SOURCE EXCERPT
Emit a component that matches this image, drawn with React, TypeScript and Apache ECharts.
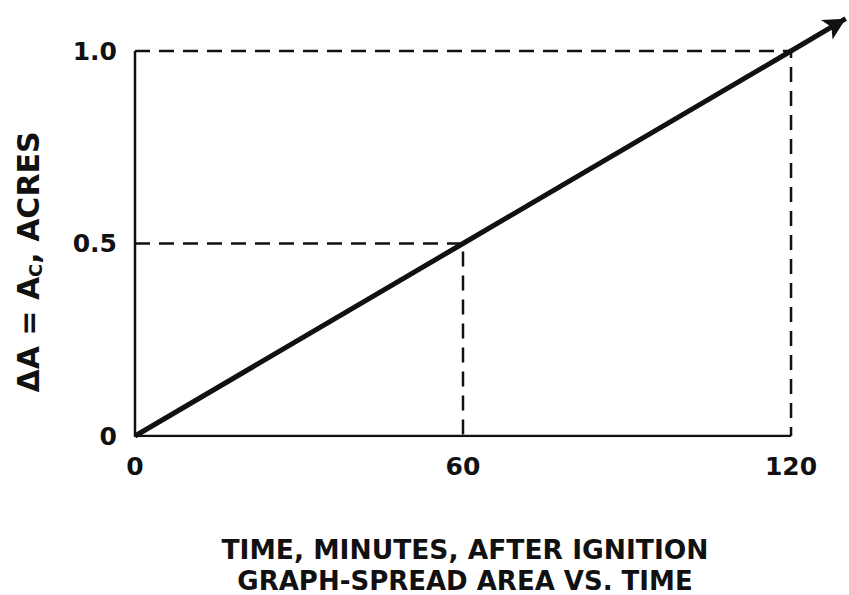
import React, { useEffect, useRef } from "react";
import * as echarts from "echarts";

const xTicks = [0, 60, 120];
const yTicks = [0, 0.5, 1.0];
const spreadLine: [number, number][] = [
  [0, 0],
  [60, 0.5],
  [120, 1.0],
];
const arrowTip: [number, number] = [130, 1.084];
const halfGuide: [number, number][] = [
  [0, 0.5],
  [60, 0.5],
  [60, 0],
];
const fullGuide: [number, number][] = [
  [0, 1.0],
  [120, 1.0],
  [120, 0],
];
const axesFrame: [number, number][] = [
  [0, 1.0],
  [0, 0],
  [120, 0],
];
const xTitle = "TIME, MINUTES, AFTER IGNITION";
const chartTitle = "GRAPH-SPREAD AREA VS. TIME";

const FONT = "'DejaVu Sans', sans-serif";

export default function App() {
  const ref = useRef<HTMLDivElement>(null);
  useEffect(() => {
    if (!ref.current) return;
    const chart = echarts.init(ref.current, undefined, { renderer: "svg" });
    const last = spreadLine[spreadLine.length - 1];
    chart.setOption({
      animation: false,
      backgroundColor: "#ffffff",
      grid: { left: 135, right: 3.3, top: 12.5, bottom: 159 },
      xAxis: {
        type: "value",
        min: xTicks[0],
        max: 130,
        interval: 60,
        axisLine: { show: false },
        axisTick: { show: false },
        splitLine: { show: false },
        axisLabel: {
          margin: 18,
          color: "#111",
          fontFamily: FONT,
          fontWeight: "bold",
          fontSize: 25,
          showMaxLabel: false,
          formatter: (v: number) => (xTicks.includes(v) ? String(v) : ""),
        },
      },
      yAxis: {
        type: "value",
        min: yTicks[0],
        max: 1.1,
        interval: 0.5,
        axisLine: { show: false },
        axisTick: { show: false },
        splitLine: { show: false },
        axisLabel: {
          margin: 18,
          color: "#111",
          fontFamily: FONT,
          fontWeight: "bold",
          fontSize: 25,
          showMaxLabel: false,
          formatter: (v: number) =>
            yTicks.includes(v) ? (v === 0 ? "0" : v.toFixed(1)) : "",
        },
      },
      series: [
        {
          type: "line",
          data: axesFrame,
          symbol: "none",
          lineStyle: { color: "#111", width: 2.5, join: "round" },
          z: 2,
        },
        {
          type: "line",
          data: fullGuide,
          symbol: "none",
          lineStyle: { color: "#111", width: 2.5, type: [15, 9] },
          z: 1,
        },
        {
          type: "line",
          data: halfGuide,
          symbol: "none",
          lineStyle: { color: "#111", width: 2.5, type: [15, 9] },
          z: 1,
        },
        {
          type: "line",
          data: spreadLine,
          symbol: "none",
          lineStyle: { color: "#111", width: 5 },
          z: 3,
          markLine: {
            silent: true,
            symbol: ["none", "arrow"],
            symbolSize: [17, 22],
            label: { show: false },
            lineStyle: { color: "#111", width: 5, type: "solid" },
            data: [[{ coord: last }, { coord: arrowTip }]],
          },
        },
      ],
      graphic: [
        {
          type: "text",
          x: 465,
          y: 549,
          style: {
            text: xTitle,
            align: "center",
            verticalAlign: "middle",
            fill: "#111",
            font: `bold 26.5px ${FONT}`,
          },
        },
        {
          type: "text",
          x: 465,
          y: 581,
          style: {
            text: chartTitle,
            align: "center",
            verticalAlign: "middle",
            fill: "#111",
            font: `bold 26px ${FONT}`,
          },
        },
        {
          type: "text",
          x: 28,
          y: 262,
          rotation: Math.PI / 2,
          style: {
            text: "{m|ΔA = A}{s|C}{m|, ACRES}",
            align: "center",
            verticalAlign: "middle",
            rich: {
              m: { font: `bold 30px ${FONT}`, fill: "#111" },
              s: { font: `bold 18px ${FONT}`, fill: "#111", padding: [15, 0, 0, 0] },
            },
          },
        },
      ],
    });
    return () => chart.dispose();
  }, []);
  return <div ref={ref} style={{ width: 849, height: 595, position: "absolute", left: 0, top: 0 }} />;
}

WORK INSTRUCTIONS
Your task is to reproduce exactly the lines from the start of the data above through the line containing "import * as", leaving every picture out.

TASK ANSWER
Emit a component that matches this image, drawn with React, TypeScript and Apache ECharts.
import React, { useEffect, useRef } from "react";
import * as echarts from "echarts";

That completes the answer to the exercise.